Although last night I found it a little odd, I thought we had things resolved when it came to her. And that I wasnt going to break up with him unless he did cheat on me. But we were laying in bed, and he was asking me about this guy from work who had been text messaging me, I guess he was a little jealous of that. I have no interest in this guy, but I was trying to buy some speakers off him, so I was talking to him. And my bf asked me what was up with that, and then said "I dont want either of us to break up with the other because we're jealous" and I asked him if he was refering to his ex, and he said yea. As I said earlier, I thought that had been resolved. So what scares me, is I almost felt like he was scared of something. Maybe just me breaking up with him, or maybe him seeing her behind my back?
I guess I am just wondering if there are any signs I should be looking out for if he has actually seen her or not. We practically live together, but sometimes I work evening while he always works days, so I never know for sure what he is doing while Im away. I know you cant always watch your bf, nor should you need or want to. But I would like to know if there are signs I should look out for if he is lying to me.
inquisitive
02-23-2005, 08:05 PM
You would really know best what the signs of him lying are. It can be hard but if you do trust him you shouldn't be looking for signs that he's cheating. It's easy for most people to look at situations and see what they want to see. So if you're actively looking for something someone tells you will be an indication he's lying then you'll probably find it.
Your boyfriend probably has the same insecurities about you cheating and that is why he wanted to know about the text messages. If you're constantly worried about him cheating there is a good chance he's worried about the same thing from you. Which may be why he brought up not wanting to break up because of jealousness.

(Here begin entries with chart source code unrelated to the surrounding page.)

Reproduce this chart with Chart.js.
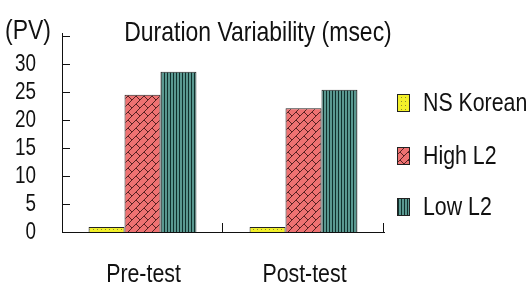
<!DOCTYPE html>
<html>
<head>
<meta charset="utf-8">
<script src="https://cdn.jsdelivr.net/npm/chart.js@4.4.1/dist/chart.umd.min.js"></script>
<style>
  html, body { margin: 0; padding: 0; background: #fff; }
  #wrap { width: 532px; height: 287px; position: relative; }
</style>
</head>
<body>
<div id="wrap"><canvas id="c" width="532" height="287"></canvas></div>
<script>
const categories = ['Pre-test', 'Post-test'];
const seriesNames = ['NS Korean', 'High L2', 'Low L2'];
const nsKorean = [0.9, 0.9];
const highL2 = [24.5, 22.1];
const lowL2 = [28.6, 25.4];
const yTicks = [0, 5, 10, 15, 20, 25, 30, 35];
const yTickLabels = ['0', '5', '10', '15', '20', '25', '30', ''];
const titleText = 'Duration Variability (msec)';
const yUnitText = '(PV)';

const FONT = "'Liberation Sans', Arial, sans-serif";
const NARROW = 0.82;

function narrowText(ctx, text, x, y, size, align) {
  ctx.save();
  ctx.translate(x, y);
  ctx.scale(NARROW, 1);
  ctx.font = size + 'px ' + FONT;
  ctx.textAlign = align;
  ctx.textBaseline = 'middle';
  ctx.fillStyle = '#111';
  ctx.fillText(text, 0, 0);
  ctx.restore();
}

function makePattern(kind) {
  const c = document.createElement('canvas');
  const ctx = c.getContext('2d');
  if (kind === 'yellow') {
    c.width = 4; c.height = 4;
    ctx.fillStyle = '#f2f02a'; ctx.fillRect(0, 0, 4, 4);
    ctx.fillStyle = '#8a8a30'; ctx.fillRect(1, 1, 1, 1);
  } else if (kind === 'red') {
    c.width = 8; c.height = 8;
    ctx.fillStyle = '#ee7272'; ctx.fillRect(0, 0, 8, 8);
    ctx.strokeStyle = 'rgba(60,20,20,0.85)'; ctx.lineWidth = 1;
    ctx.beginPath();
    ctx.moveTo(0, 8); ctx.lineTo(8, 0);
    ctx.moveTo(-4, 4); ctx.lineTo(4, -4);
    ctx.moveTo(4, 12); ctx.lineTo(12, 4);
    ctx.moveTo(0, 0); ctx.lineTo(4, 4);
    ctx.moveTo(4, 8); ctx.lineTo(8, 12);
    ctx.stroke();
  } else {
    c.width = 3; c.height = 3;
    ctx.fillStyle = '#5a9890'; ctx.fillRect(0, 0, 3, 3);
    ctx.fillStyle = '#10302c'; ctx.fillRect(2, 0, 1, 3);
  }
  return ctx.createPattern(c, 'repeat');
}

const fills = [makePattern('yellow'), makePattern('red'), makePattern('teal')];
const seriesValues = [nsKorean, highL2, lowL2];

const decor = {
  id: 'decor',
  afterDraw(chart) {
    const ctx = chart.ctx;
    const xs = chart.scales.x, ys = chart.scales.y;
    const area = chart.chartArea;
    ctx.save();
    ctx.strokeStyle = '#111';
    ctx.lineWidth = 1;
    ctx.beginPath();
    yTicks.forEach(v => {
      const y = Math.round(ys.getPixelForValue(v)) + 0.5;
      ctx.moveTo(area.left, y); ctx.lineTo(area.left + 8, y);
    });
    // axis extends slightly above the top tick
    ctx.moveTo(area.left + 0.5, area.top); ctx.lineTo(area.left + 0.5, area.top - 3);
    for (let i = 0; i < categories.length; i++) {
      let x;
      if (i < categories.length - 1) {
        x = (xs.getPixelForValue(i) + xs.getPixelForValue(i + 1)) / 2;
      } else {
        x = area.right;
      }
      x = Math.round(x) - 0.5;
      ctx.moveTo(x, area.bottom); ctx.lineTo(x, area.bottom - 9);
    }
    ctx.stroke();
    ctx.restore();

    yTicks.forEach((v, i) => {
      if (yTickLabels[i]) narrowText(ctx, yTickLabels[i], 36, ys.getPixelForValue(v) + 1, 23, 'right');
    });
    categories.forEach((c, i) => {
      narrowText(ctx, c, xs.getPixelForValue(i) + 1, 275, 26, 'center');
    });
    narrowText(ctx, titleText, 258, 33, 28, 'center');
    narrowText(ctx, yUnitText, 5, 31, 28, 'left');
    const ly = [103, 156, 207];
    seriesNames.forEach((name, i) => {
      ctx.save();
      ctx.fillStyle = fills[i];
      ctx.fillRect(397, ly[i] - 9, 13, 18);
      ctx.strokeStyle = '#222';
      ctx.lineWidth = 1;
      ctx.strokeRect(397.5, ly[i] - 8.5, 12, 17);
      ctx.restore();
      narrowText(ctx, name, 423, ly[i] + 1, 26, 'left');
    });
  }
};

new Chart(document.getElementById('c'), {
  type: 'bar',
  data: {
    labels: categories,
    datasets: seriesNames.map((n, i) => ({
      label: n,
      data: seriesValues[i],
      backgroundColor: fills[i],
      borderColor: '#222',
      borderWidth: 1,
      categoryPercentage: 0.67,
      barPercentage: 1.0
    }))
  },
  options: {
    responsive: false,
    animation: false,
    events: [],
    layout: { padding: { left: 0, right: 148, top: 36, bottom: 0 } },
    plugins: { legend: { display: false }, title: { display: false }, tooltip: { enabled: false } },
    scales: {
      x: {
        grid: { display: false, drawTicks: false },
        border: { display: true, color: '#111', width: 1 },
        ticks: { display: false },
        afterFit(s) { s.height = 55; }
      },
      y: {
        min: 0, max: 35,
        afterBuildTicks(s) { s.ticks = yTicks.map(v => ({ value: v })); },
        grid: { display: false, drawTicks: false },
        border: { display: true, color: '#111', width: 1 },
        ticks: { display: false },
        afterFit(s) { s.width = 62; }
      }
    }
  },
  plugins: [decor]
});
</script>
</body>
</html>
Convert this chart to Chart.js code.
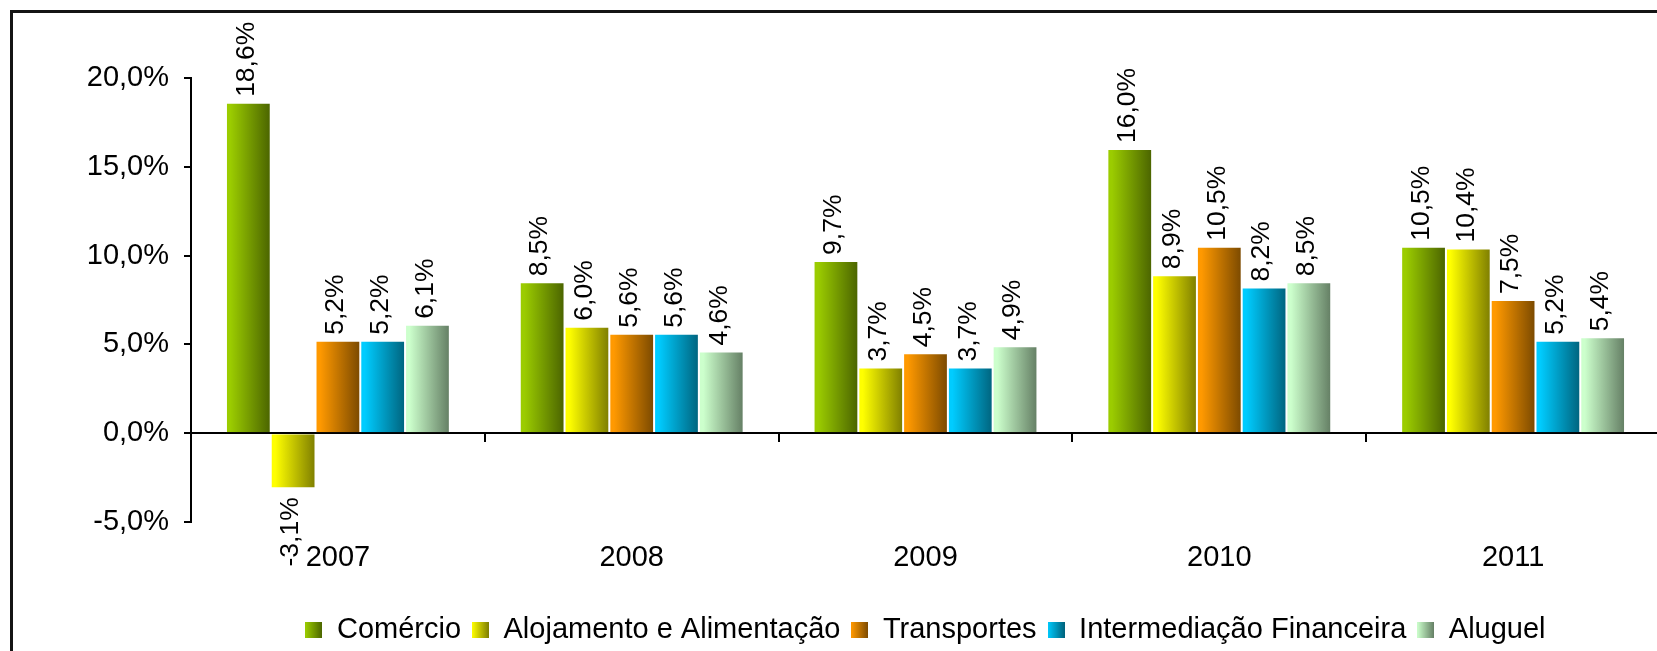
<!DOCTYPE html>
<html>
<head>
<meta charset="utf-8">
<script src="https://cdn.jsdelivr.net/npm/chart.js@4.4.0/dist/chart.umd.min.js"></script>
<style>
  html, body { margin: 0; padding: 0; background: #fff; overflow: hidden; }
  #moldura { position: absolute; left: 10px; top: 10px; width: 1720px; height: 720px; border: 3px solid #141414; }
  #grafico { position: absolute; left: 0; top: 0; }
</style>
</head>
<body>
<div id="moldura"><canvas id="grafico" width="1690" height="660"></canvas></div>
<script>
// Dados do gráfico
const anos = ['2007', '2008', '2009', '2010', '2011'];
const comercio = [18.6, 8.5, 9.7, 16.0, 10.5];
const alojamento = [-3.1, 6.0, 3.7, 8.9, 10.4];
const transportes = [5.2, 5.6, 4.5, 10.5, 7.5];
const intermediacao = [5.2, 5.6, 3.7, 8.2, 5.2];
const aluguel = [6.1, 4.6, 4.9, 8.5, 5.4];
const eixoY = { min: -5, max: 20, passo: 5 };

// Cores: claro à esquerda, escuro à direita
const cores = [
    ['#9bcc00', '#4a6300'],
    ['#ffff00', '#7d7d00'],
    ['#ff9900', '#7a4900'],
    ['#00ccff', '#00637d'],
    ['#ccffcc', '#637d63']
];

const fmt = (v, casas) => v.toFixed(casas).replace('.', ',') + '%';

// Marcadores da legenda com degradê
function criarMarcador(c) {
    const cv = document.createElement('canvas');
    cv.width = 17; cv.height = 16;
    const g = cv.getContext('2d');
    const grad = g.createLinearGradient(0, 0, 17, 0);
    grad.addColorStop(0, c[0]);
    grad.addColorStop(1, c[1]);
    g.fillStyle = grad;
    g.fillRect(0, 0, 17, 16);
    return cv;
}

// Degradê horizontal em cada barra
const pluginDegrade = {
    id: 'degrade',
    beforeDatasetsDraw(chart) {
        const ctx = chart.ctx;
        chart.data.datasets.forEach((ds, i) => {
            chart.getDatasetMeta(i).data.forEach(el => {
                const x0 = el.x - el.width / 2;
                const grad = ctx.createLinearGradient(x0, 0, x0 + el.width, 0);
                grad.addColorStop(0, cores[i][0]);
                grad.addColorStop(0.1, cores[i][0]);
                grad.addColorStop(1, cores[i][1]);
                el.options.backgroundColor = grad;
            });
        });
    }
};

// Rótulos verticais com os valores
const pluginRotulos = {
    id: 'rotulos',
    afterDatasetsDraw(chart) {
        const ctx = chart.ctx;
        ctx.save();
        ctx.font = '26.5px "Liberation Sans", Arial, sans-serif';
        ctx.fillStyle = '#000';
        ctx.textBaseline = 'middle';
        chart.data.datasets.forEach((ds, i) => {
            chart.getDatasetMeta(i).data.forEach((el, j) => {
                const v = ds.data[j];
                ctx.save();
                if (v >= 0) {
                    ctx.translate(el.x - 2, el.y - 6);
                    ctx.rotate(-Math.PI / 2);
                    ctx.textAlign = 'left';
                } else {
                    ctx.translate(el.x - 2, el.y + 9);
                    ctx.rotate(-Math.PI / 2);
                    ctx.textAlign = 'right';
                }
                ctx.fillText(fmt(v, 1), 0, 0);
                ctx.restore();
            });
        });
        ctx.restore();
    }
};

const series = [
    ['Comércio', comercio],
    ['Alojamento e Alimentação', alojamento],
    ['Transportes', transportes],
    ['Intermediação Financeira', intermediacao],
    ['Aluguel', aluguel]
];
const marcadores = cores.map(criarMarcador);

const fonte = { family: '"Liberation Sans", Arial, sans-serif', size: 29 };

new Chart(document.getElementById('grafico'), {
    type: 'bar',
    data: {
        labels: anos,
        datasets: series.map((s, i) => ({
            label: s[0],
            data: s[1],
            backgroundColor: () => cores[i][0],
            borderColor: 'rgba(255,255,255,0.55)',
            borderWidth: 1,
            barPercentage: 1,
            categoryPercentage: 0.762
        }))
    },
    options: {
        responsive: false,
        animation: false,
        layout: { padding: { top: 65, right: 43, bottom: 19, left: 0 } },
        scales: {
            x: {
                grid: { display: false, drawTicks: false },
                border: { display: false },
                ticks: { color: '#000', font: fonte, padding: 19 },
                afterFit: (s) => { s.height = 82; }
            },
            zero: {
                type: 'category',
                axis: 'x',
                position: { y: 0 },
                offset: true,
                grid: { drawOnChartArea: false, drawTicks: true, tickLength: 8, color: '#000', lineWidth: 2, offset: true },
                border: { display: true, color: '#000', width: 2 },
                ticks: { display: false }
            },
            y: {
                min: eixoY.min,
                max: eixoY.max,
                grid: { drawOnChartArea: false, drawTicks: true, tickLength: 7, color: '#000', lineWidth: 2 },
                border: { display: true, color: '#000', width: 2 },
                ticks: {
                    stepSize: eixoY.passo,
                    color: '#000',
                    font: fonte,
                    padding: 15,
                    callback: (v) => fmt(v, 1)
                },
                afterFit: (s) => { s.width = 178; }
            }
        },
        plugins: {
            tooltip: { enabled: false },
            legend: {
                position: 'bottom',
                fullSize: false,
                labels: {
                    usePointStyle: true,
                    boxWidth: 17,
                    boxHeight: 16,
                    padding: 11,
                    color: '#000',
                    font: fonte,
                    generateLabels: (chart) => chart.data.datasets.map((ds, i) => ({
                        text: ds.label,
                        pointStyle: marcadores[i],
                        fillStyle: cores[i][0],
                        strokeStyle: 'transparent',
                        lineWidth: 0,
                        hidden: false,
                        datasetIndex: i,
                        fontColor: '#000'
                    }))
                }
            }
        }
    },
    plugins: [pluginDegrade, pluginRotulos]
});
</script>
</body>
</html>
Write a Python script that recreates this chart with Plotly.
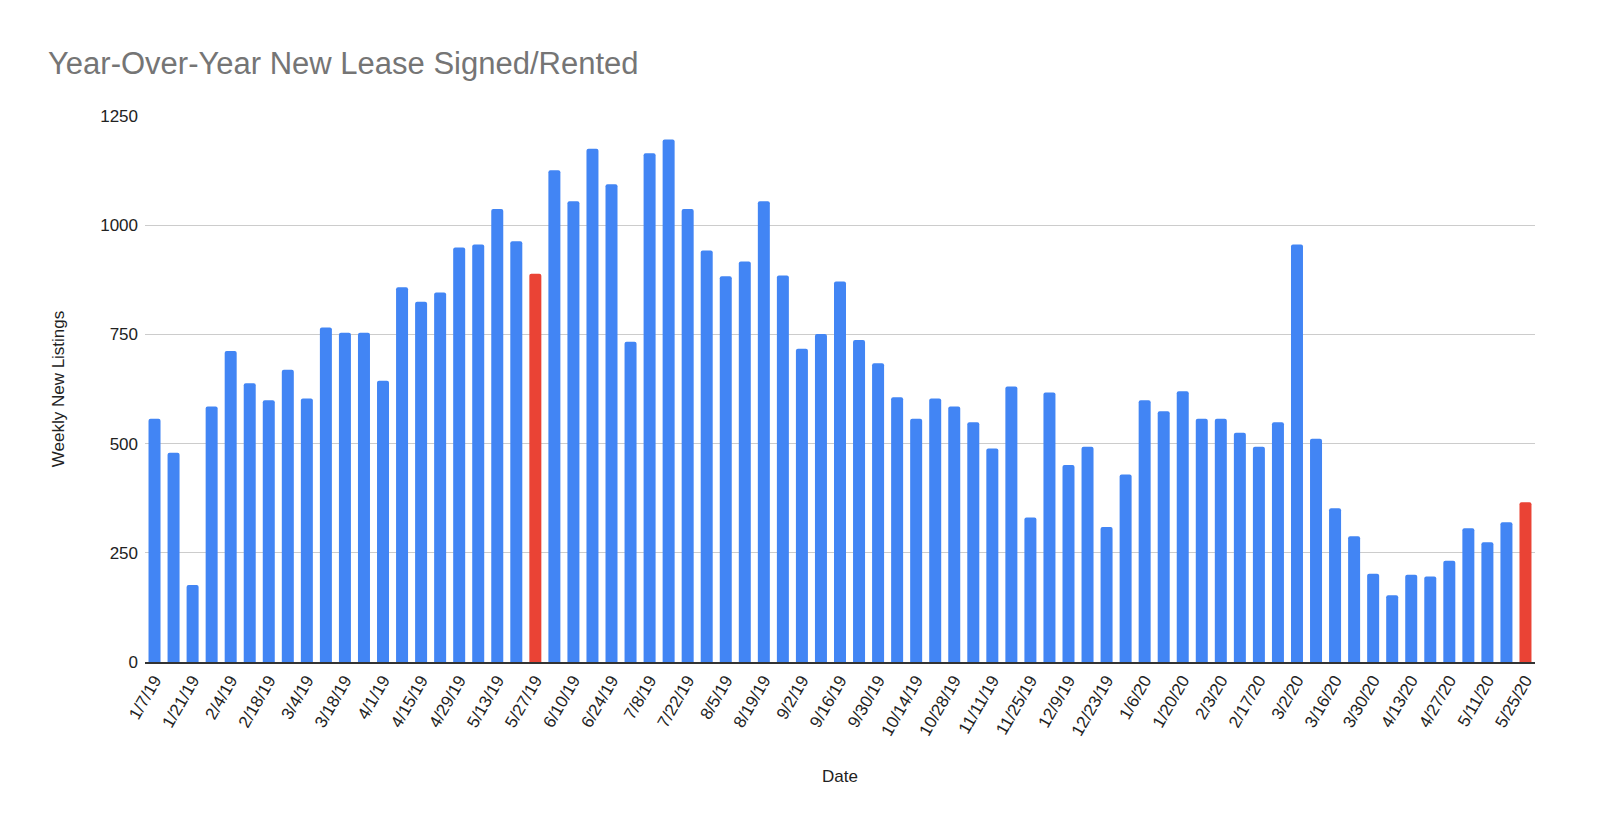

You were both cheated on so it makes sense you have the same insecurities about it happening again.
eightball61
02-24-2005, 02:06 PM
You both are digging at eachother.... You did your share and now he is trying to find dirt on your end. If the textes were about speakers then it should come to him that you are not hiding anything. Personally I think to save any arguements its best you just talk to this guy face-to-face at work rather than text messages.
You and your boyfriend though needs to stop all these games. You need to stop looking for things with his ex and he needs to stop with you and this guy from work. You and him should be focused on your relationship and finding ways to make it better through this little lump. This lump is like a test to see if you both can deal with things. You both need to find a way or all this nitpicking will lead to failure of the relationship.